* **Task prompt**:
Repeat exactly the lines running from the first line of the data to the line containing "(qb) at (135,302)", both ends included, and nothing else; drop the pictures.

* **Data shown**:
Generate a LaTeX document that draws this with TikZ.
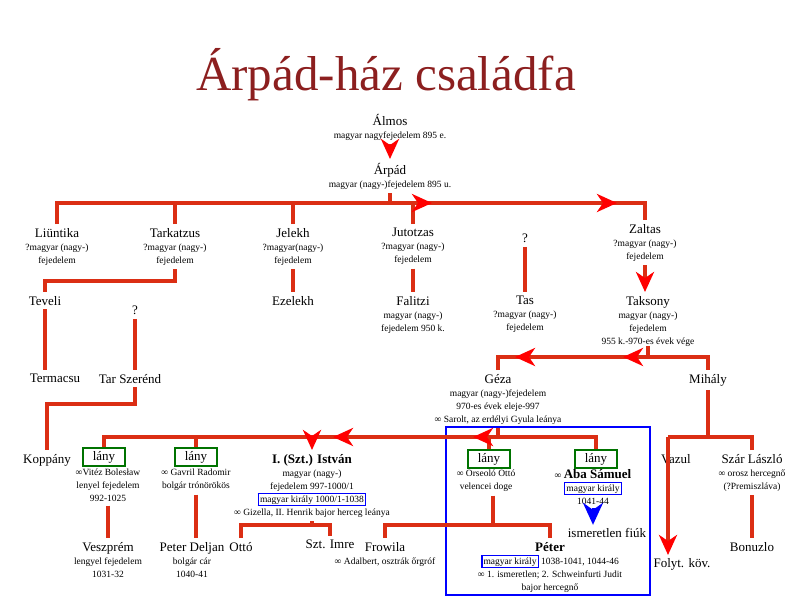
\documentclass[tikz,border=0pt]{standalone}
\usepackage{fontspec}
\setmainfont{Liberation Serif}
\usetikzlibrary{arrows.meta,calc}
\definecolor{LineClr}{rgb}{0.86,0.18,0.08}
\definecolor{TitleClr}{rgb}{0.55,0.12,0.12}
\definecolor{BoxGrn}{rgb}{0.0,0.45,0.0}
\newcommand{\nm}[1]{{\fontsize{13}{13}\selectfont #1}}
\newcommand{\kir}[1]{{\setlength\fboxrule{1.3pt}\setlength\fboxsep{1pt}\fcolorbox{blue}{white}{#1}}}
\tikzset{
  pn/.style={anchor=north,align=center,inner sep=0pt,outer sep=4pt,font=\fontsize{9.5}{13}\selectfont},
  lanybox/.style={draw=BoxGrn,line width=1.5pt,minimum width=42pt,minimum height=18pt,inner sep=0pt,font=\fontsize{13}{13}\selectfont},
  rl/.style={draw=LineClr,line width=3.5pt},
  arr/.style={rl,-{Stealth[red,length=20pt,width=18pt,inset=6pt]}},
}
\begin{document}
\begin{tikzpicture}[x=1pt,y=-1pt]
\useasboundingbox (0,0) rectangle (800,600);

\node[text=TitleClr,font=\fontsize{49}{52}\selectfont] (title) at (386,75) {Árpád-ház családfa};

% persons
\node[pn] (almos) at (390,110) {\nm{Álmos}\\magyar nagyfejedelem 895 e.};
\node[pn] (arpad) at (390,159) {\nm{Árpád}\\magyar (nagy-)fejedelem 895 u.};

\node[pn] (liuntika) at (57,224) {\nm{Liüntika}\\?magyar (nagy-)\\fejedelem};
\node[pn] (tarkatzus) at (175,224) {\nm{Tarkatzus}\\?magyar (nagy-)\\fejedelem};
\node[pn] (jelekh) at (293,224) {\nm{Jelekh}\\?magyar(nagy-)\\fejedelem};
\node[pn] (jutotzas) at (413,224) {\nm{Jutotzas}\\?magyar (nagy-)\\fejedelem};
\node[pn] (qa) at (525,230) {\nm{?}};
\node[pn] (zaltas) at (645,220) {\nm{Zaltas}\\?magyar (nagy-)\\fejedelem};

\node[pn] (teveli) at (45,292) {\nm{Teveli}};
\node[pn] (ezelekh) at (293,292) {\nm{Ezelekh}};
\node[pn] (falitzi) at (413,292) {\nm{Falitzi}\\magyar (nagy-)\\fejedelem 950 k.};
\node[pn] (tas) at (525,292) {\nm{Tas}\\?magyar (nagy-)\\fejedelem};
\node[pn] (taksony) at (648,292) {\nm{Taksony}\\magyar (nagy-)\\fejedelem\\955 k.-970-es évek vége};
\node[pn] (qb) at (135,302) {\nm{?}};

\node[pn] (termacsu) at (55,370) {\nm{Termacsu}};
\node[pn] (tarszerend) at (130,370) {\nm{Tar Szerénd}};
\node[pn] (geza) at (498,370) {\nm{Géza}\\magyar (nagy-)fejedelem\\970-es évek eleje-997\\∞ Sarolt, az erdélyi Gyula leánya};
\node[pn] (mihaly) at (708,370) {\nm{Mihály}};

\node[pn] (koppany) at (47,450) {\nm{Koppány}};
\node[lanybox] (lanya) at (104,457) {lány};
\node[pn] (bolesl) at (108,465) {∞Vitéz Bolesław\\lenyel fejedelem\\992-1025};
\node[lanybox] (lanyb) at (196,457) {lány};
\node[pn] (radomir) at (196,465) {∞ Gavril Radomir\\bolgár trónörökös};
\node[pn] (istvan) at (312,450) {\nm{\textbf{I. (Szt.) István}}\\magyar (nagy-)\\fejedelem 997-1000/1\\\kir{magyar király 1000/1-1038}\\∞ Gizella, II. Henrik bajor herceg leánya};
\node[lanybox] (lanyc) at (489,459) {lány};
\node[pn] (orseolo) at (486,466) {∞ Orseoló Ottó\\velencei doge};
\node[lanybox] (lanyd) at (596,459) {lány};
\node[pn] (aba) at (593,465) {∞ \nm{\textbf{Aba Sámuel}}\\\kir{magyar király}\\1041-44};
\node[pn] (vazul) at (676,450) {\nm{Vazul}};
\node[pn] (szar) at (752,450) {\nm{Szár László}\\∞ orosz hercegnő\\(?Premiszláva)};

\node[font=\fontsize{13}{13}\selectfont] (ismeretlen) at (607,533) {ismeretlen fiúk};
\node[pn] (veszprem) at (108,538) {\nm{Veszprém}\\lengyel fejedelem\\1031-32};
\node[pn] (deljan) at (192,538) {\nm{Peter Deljan}\\bolgár cár\\1040-41};
\node[pn] (otto) at (241,538) {\nm{Ottó}};
\node[pn] (imre) at (330,536) {\nm{Szt. Imre}};
\node[pn] (frowila) at (385,538) {\nm{Frowila}\\∞ Adalbert, osztrák őrgróf};
\node[pn] (peter) at (550,538) {\nm{\textbf{Péter}}\\\kir{magyar király} 1038-1041, 1044-46\\∞ 1. ismeretlen; 2. Schweinfurti Judit\\bajor hercegnő};
\node[font=\fontsize{13}{13}\selectfont] (folyt) at (682,564) {Folyt. köv.};
\node[pn] (bonuzlo) at (752,538) {\nm{Bonuzlo}};

\draw[blue,line width=1.5pt] (446,427) rectangle (650,595);

% bus lines
\coordinate (busA) at (390,203);
\coordinate (busT) at (648,357);
\coordinate (busG) at (498,437);
\coordinate (busM) at (708,437);
\coordinate (busP) at (493,525);
\coordinate (busI) at (312,525);

\draw[arr] (almos.south) -- (arpad.north);
\draw[rl] (arpad.south) -- (busA);
\draw[rl] (liuntika.north) -- (liuntika.north |- busA) -- (zaltas.north |- busA) -- (zaltas.north);
\foreach \n in {tarkatzus,jelekh,jutotzas}
  \draw[rl] (\n.north) -- (\n.north |- busA);
\draw[arr] (400,203) -- (432,203);
\draw[arr] (585,203) -- (617,203);

\draw[rl] (tarkatzus.south) -- ++(0,12) -| (teveli.north);
\draw[rl] (jelekh.south) -- (ezelekh.north);
\draw[rl] (jutotzas.south) -- (falitzi.north);
\draw[rl] (qa.south) -- (tas.north);
\draw[arr] (zaltas.south) -- (taksony.north -| zaltas.south);
\draw[rl] (teveli.south) -- (termacsu.north -| teveli.south);
\draw[rl] (qb.south) -- (tarszerend.north -| qb.south);
\draw[rl] (tarszerend.south -| qb.south) -- ++(0,17) -| (koppany.north);

\draw[rl] (busT |- 0,346) -- (busT);
\draw[rl] (geza.north) -- (geza.north |- busT) -- (mihaly.north |- busT) -- (mihaly.north);
\draw[arr] (645,357) -- (515,357);
\draw[arr] (690,357) -- (623,357);

\draw[rl] (geza.south) -- (busG);
\draw[rl] (lanya.north) -- (lanya.north |- busG) -- (lanyd.north |- busG) -- (lanyd.north);
\draw[rl] (lanyb.north) -- (lanyb.north |- busG);
\draw[rl] (lanyc.north) -- (lanyc.north |- busG);
\draw[arr] (istvan.north |- busG) -- (istvan.north);
\draw[arr] (370,437) -- (333,437);
\draw[arr] (505,437) -- (473,437);

\draw[rl] (bolesl.south) -- (veszprem.north -| bolesl.south);
\draw[rl] (radomir.south) -- (deljan.north -| radomir.south);
\draw[rl] (istvan.south) -- (busI);
\draw[rl] (otto.north) -- (otto.north |- busI) -- (imre.north |- busI) -- (imre.north);
\draw[rl] (orseolo.south -| busP) -- (busP);
\draw[rl] (frowila.north) -- (frowila.north |- busP) -- (peter.north |- busP) -- (peter.north);
\draw[blue,line width=3pt,-{Stealth[blue,length=22pt,width=20pt,inset=7pt]}] (aba.south) -- (ismeretlen.north -| aba.south);

\draw[rl] (mihaly.south) -- (busM);
\draw[rl] (szar.north) -- (szar.north |- busM) -- (668,437);
\draw[arr] (668,437) -- (668,555);
\draw[rl] (szar.south) -- (bonuzlo.north);
\end{tikzpicture}
\end{document}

* **Expected output**:
Generate a LaTeX document that draws this with TikZ.
\documentclass[tikz,border=0pt]{standalone}
\usepackage{fontspec}
\setmainfont{Liberation Serif}
\usetikzlibrary{arrows.meta,calc}
\definecolor{LineClr}{rgb}{0.86,0.18,0.08}
\definecolor{TitleClr}{rgb}{0.55,0.12,0.12}
\definecolor{BoxGrn}{rgb}{0.0,0.45,0.0}
\newcommand{\nm}[1]{{\fontsize{13}{13}\selectfont #1}}
\newcommand{\kir}[1]{{\setlength\fboxrule{1.3pt}\setlength\fboxsep{1pt}\fcolorbox{blue}{white}{#1}}}
\tikzset{
  pn/.style={anchor=north,align=center,inner sep=0pt,outer sep=4pt,font=\fontsize{9.5}{13}\selectfont},
  lanybox/.style={draw=BoxGrn,line width=1.5pt,minimum width=42pt,minimum height=18pt,inner sep=0pt,font=\fontsize{13}{13}\selectfont},
  rl/.style={draw=LineClr,line width=3.5pt},
  arr/.style={rl,-{Stealth[red,length=20pt,width=18pt,inset=6pt]}},
}
\begin{document}
\begin{tikzpicture}[x=1pt,y=-1pt]
\useasboundingbox (0,0) rectangle (800,600);

\node[text=TitleClr,font=\fontsize{49}{52}\selectfont] (title) at (386,75) {Árpád-ház családfa};

% persons
\node[pn] (almos) at (390,110) {\nm{Álmos}\\magyar nagyfejedelem 895 e.};
\node[pn] (arpad) at (390,159) {\nm{Árpád}\\magyar (nagy-)fejedelem 895 u.};

\node[pn] (liuntika) at (57,224) {\nm{Liüntika}\\?magyar (nagy-)\\fejedelem};
\node[pn] (tarkatzus) at (175,224) {\nm{Tarkatzus}\\?magyar (nagy-)\\fejedelem};
\node[pn] (jelekh) at (293,224) {\nm{Jelekh}\\?magyar(nagy-)\\fejedelem};
\node[pn] (jutotzas) at (413,224) {\nm{Jutotzas}\\?magyar (nagy-)\\fejedelem};
\node[pn] (qa) at (525,230) {\nm{?}};
\node[pn] (zaltas) at (645,220) {\nm{Zaltas}\\?magyar (nagy-)\\fejedelem};

\node[pn] (teveli) at (45,292) {\nm{Teveli}};
\node[pn] (ezelekh) at (293,292) {\nm{Ezelekh}};
\node[pn] (falitzi) at (413,292) {\nm{Falitzi}\\magyar (nagy-)\\fejedelem 950 k.};
\node[pn] (tas) at (525,292) {\nm{Tas}\\?magyar (nagy-)\\fejedelem};
\node[pn] (taksony) at (648,292) {\nm{Taksony}\\magyar (nagy-)\\fejedelem\\955 k.-970-es évek vége};
\node[pn] (qb) at (135,302) {\nm{?}};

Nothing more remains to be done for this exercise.